**Information provided:**
******************************
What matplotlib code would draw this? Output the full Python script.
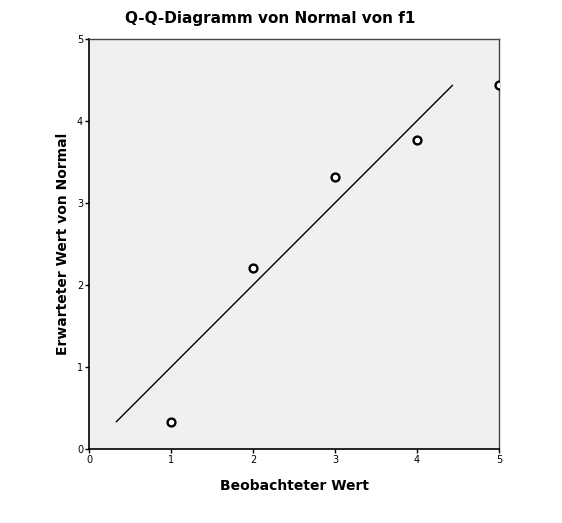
import matplotlib
matplotlib.use('Agg')
import matplotlib.pyplot as plt

# observed vs expected normal quantiles
beobachtet = [1, 2, 3, 4, 5]
erwartet = [0.33, 2.20, 3.31, 3.77, 4.43]
ref_line = [0.33, 4.43]

fig = plt.figure(figsize=(5.62, 5.23), dpi=100)
ax = fig.add_axes([0.159, 0.142, 0.729, 0.784])
ax.set_facecolor('#f0f0f0')

ax.plot(ref_line, ref_line, color='black', lw=1.0)
pts = ax.scatter(beobachtet, erwartet, s=32, facecolors='white', edgecolors='black',
                 linewidths=1.7, zorder=3)
pts.set_clip_path(ax.patch)

ax.set_xlim(0, 5)
ax.set_ylim(0, 5)
ax.set_xticks([0, 1, 2, 3, 4, 5])
ax.set_yticks([0, 1, 2, 3, 4, 5])
ax.tick_params(direction='out', length=3, width=1, labelsize=7, pad=1.5)

for side in ['left', 'bottom']:
    ax.spines[side].set_color('black')
    ax.spines[side].set_linewidth(1.2)
for side in ['top', 'right']:
    ax.spines[side].set_color('#444444')
    ax.spines[side].set_linewidth(1.0)

fig.text(270 / 562, 1 - 19 / 523, 'Q-Q-Diagramm von Normal von f1', fontsize=11,
         fontweight='bold', ha='center', va='center')
ax.set_xlabel('Beobachteter Wert', fontsize=10, fontweight='bold', labelpad=10)
ax.set_ylabel('Erwarteter Wert von Normal', fontsize=10, fontweight='bold', labelpad=5)

plt.savefig('out.png', dpi=100)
******************************
**What is being asked:** Only the lines from the top of the data through the line with "ref_line = [0.33, 4.43]" should be quoted, exactly and with both ends kept; skip the pictures.

**Answer to the task:**
What matplotlib code would draw this? Output the full Python script.
import matplotlib
matplotlib.use('Agg')
import matplotlib.pyplot as plt

# observed vs expected normal quantiles
beobachtet = [1, 2, 3, 4, 5]
erwartet = [0.33, 2.20, 3.31, 3.77, 4.43]
ref_line = [0.33, 4.43]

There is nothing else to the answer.